Small business owners in the west Russian city of Primorsk faced a serious threat. A corrupt land privatization auction resulted in many local entrepreneurs losing their leases, which would force the closure of 2,000 businesses and the loss of many more jobs. Individual business owners had little chance of successfully standing up to the powerful interests who had arranged the sale.
Fortunately, they didn’t need to act alone: a coalition of 11 local chambers of commerce and business associations representing 1,200 businesses was ready to fight for their rights. The coalition, which had organized as part of a long-term, USAID-funded CIPE program to organize small and medium businesses against corrupt practices in Russia, launched a large-scale publicity campaign, which led to criminal charges being filed against several individuals involved in the corrupt deal and the return of leases to business owners whose businesses were in jeopardy.
The case of the Primorsk coalition is just one example of how CIPE has assisted the private sector throughout the post-Soviet world to take an active role in the policymaking process by forming networks and coalitions of organizations dedicated to advancing democratic governance and market-oriented economic reform.
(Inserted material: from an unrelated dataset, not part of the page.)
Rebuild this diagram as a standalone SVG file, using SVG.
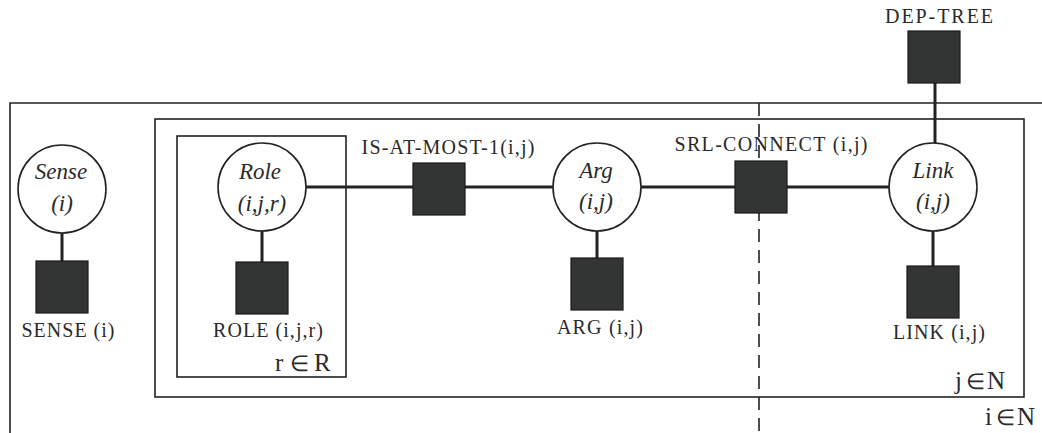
<svg xmlns="http://www.w3.org/2000/svg" width="1042" height="433" viewBox="0 0 1042 433">
<style>
.plate{fill:none;stroke:#222;stroke-width:1.6}
.edge{stroke:#222;stroke-width:3;fill:none}
.dash{stroke:#222;stroke-width:1.6;stroke-dasharray:13 8;fill:none}
.var{fill:#fff;stroke:#222;stroke-width:1.6}
.fac{fill:#333534;stroke:#1a1a1a;stroke-width:1.2}
.lab{font-family:"Liberation Serif","DejaVu Serif",serif;font-size:20px;fill:#2a2a2a;text-anchor:middle}
.vl{font-family:"Liberation Serif","DejaVu Serif",serif;font-size:23px;font-style:italic;fill:#2a2a2a;text-anchor:middle}
.pl{font-family:"Liberation Serif","DejaVu Serif",serif;font-size:25px;fill:#2a2a2a}
.el{font-family:"DejaVu Sans",sans-serif;font-weight:200;font-size:22px}
</style>
<rect width="1042" height="433" fill="#fff"/>
<g id="plates">
<path class="plate" d="M10,433 V103 H1042"/>
<rect class="plate" x="155" y="119" width="869" height="278"/>
<rect class="plate" x="177" y="136" width="169" height="241"/>
<path class="dash" d="M759,103 V433"/>
<text class="pl" y="371"><tspan x="275">r</tspan><tspan class="el" x="290">∈</tspan><tspan x="314">R</tspan></text>
<text class="pl" y="389"><tspan x="955">j</tspan><tspan class="el" x="966">∈</tspan><tspan x="987">N</tspan></text>
<text class="pl" y="425"><tspan x="985">i</tspan><tspan class="el" x="996">∈</tspan><tspan x="1017">N</tspan></text>
</g>
<g id="connectors">
<path class="edge" d="M306,187 H413"/>
<path class="edge" d="M465,187 H553"/>
<path class="edge" d="M641,187 H735"/>
<path class="edge" d="M787,187 H889"/>
<path class="edge" d="M62,233 V261"/>
<path class="edge" d="M262,231 V262"/>
<path class="edge" d="M597,231 V258"/>
<path class="edge" d="M933,231 V266"/>
<path class="edge" d="M935,82 V143"/>
</g>
<g id="sense">
<circle class="var" cx="62" cy="189" r="44"/>
<text class="vl" x="61" y="179">Sense</text>
<text class="vl" x="62" y="211">(i)</text>
</g>
<g id="sense-factor">
<rect class="fac" x="36" y="261" width="52" height="52"/>
<text class="lab" x="68" y="337" textLength="93" lengthAdjust="spacing">SENSE (i)</text>
</g>
<g id="role">
<circle class="var" cx="262" cy="187" r="44"/>
<text class="vl" x="260" y="179">Role</text>
<text class="vl" x="262" y="211">(i,j,r)</text>
</g>
<g id="role-factor">
<rect class="fac" x="236" y="262" width="52" height="52"/>
<text class="lab" x="268" y="337" textLength="110" lengthAdjust="spacing">ROLE (i,j,r)</text>
</g>
<g id="is-at-most-1">
<rect class="fac" x="413" y="163" width="52" height="52"/>
<text class="lab" x="448" y="154" textLength="173" lengthAdjust="spacing">IS-AT-MOST-1(i,j)</text>
</g>
<g id="arg">
<circle class="var" cx="597" cy="187" r="44"/>
<text class="vl" x="596" y="178">Arg</text>
<text class="vl" x="596" y="209">(i,j)</text>
</g>
<g id="arg-factor">
<rect class="fac" x="571" y="258" width="52" height="52"/>
<text class="lab" x="600" y="334" textLength="86" lengthAdjust="spacing">ARG (i,j)</text>
</g>
<g id="srl-connect">
<rect class="fac" x="735" y="161" width="52" height="52"/>
<text class="lab" x="771" y="151" textLength="193" lengthAdjust="spacing">SRL-CONNECT (i,j)</text>
</g>
<g id="link">
<circle class="var" cx="933" cy="187" r="44"/>
<text class="vl" x="933" y="178">Link</text>
<text class="vl" x="933" y="209">(i,j)</text>
</g>
<g id="link-factor">
<rect class="fac" x="907" y="266" width="52" height="52"/>
<text class="lab" x="939" y="339" textLength="92" lengthAdjust="spacing">LINK (i,j)</text>
</g>
<g id="dep-tree">
<rect class="fac" x="908" y="31" width="52" height="52"/>
<text class="lab" x="939" y="23" textLength="108" lengthAdjust="spacing">DEP-TREE</text>
</g>
</svg>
These coalitions are able to identify issues which are of common concern to all business sectors, bring them to the attention of policymakers, and advocate for the implementation of needed reforms.
Throughout the former Soviet Union, coalitions have succeeded in bringing about reforms that have made it easier to open businesses, create jobs, and attract foreign investment while demonstrating the benefits the democratic process can deliver for ordinary citizens.
In Moldova, a network of business associations and chambers adopt an annual National Business Agenda (PDF), outlining the reforms the business community believes most important to improving the country’s economic situation. Following the onset of the global economic crisis, the government swiftly adopted many NBA proposals, including creation of a “one-stop-shop” for business registration and abolishing mandatory capital requirements for start-ups, making it easier to open a business.
In addition to individual legislative successes, many coalitions have established themselves as key drivers of policy is their countries, engaging in ongoing dialogue with public officials. Armenia’s Business Advocacy Network has created an unprecedented deepening of dialogue between the public and private sectors, resulting in the creation in 2011 of a permanent SME Council to ensure that legislation and regulation supports, rather than harms, the creation and growth of small business.
In Russia, the advocacy efforts of local coalitions led to the passage of legislation allowing independent organizations such as business associations to become accredited to review draft laws to determine whether they have the potential to facilitate corruption. And in Kyrgyzstan, members of the National Alliance of Business Associations – a local CIPE-supported coalition – hold seats on 13 newly-established Public Supervisory Councils, through which they add the voice of business to an ongoing dialogue between civil society and state officials.
While efforts such as these unquestionably benefit entrepreneurs by bringing about market-oriented economic reforms, the positive impact of these coalitions is not limited to small business owners. By bringing about reform through civic activism, these coalitions support the development of democratic institutions and processes and demonstrate to everyone the potential of democratic governance to expand opportunities and improve lives.
This post is part of a series on the fall of the Soviet Union, the 20 years of reforms that followed, and the challenges that lie ahead.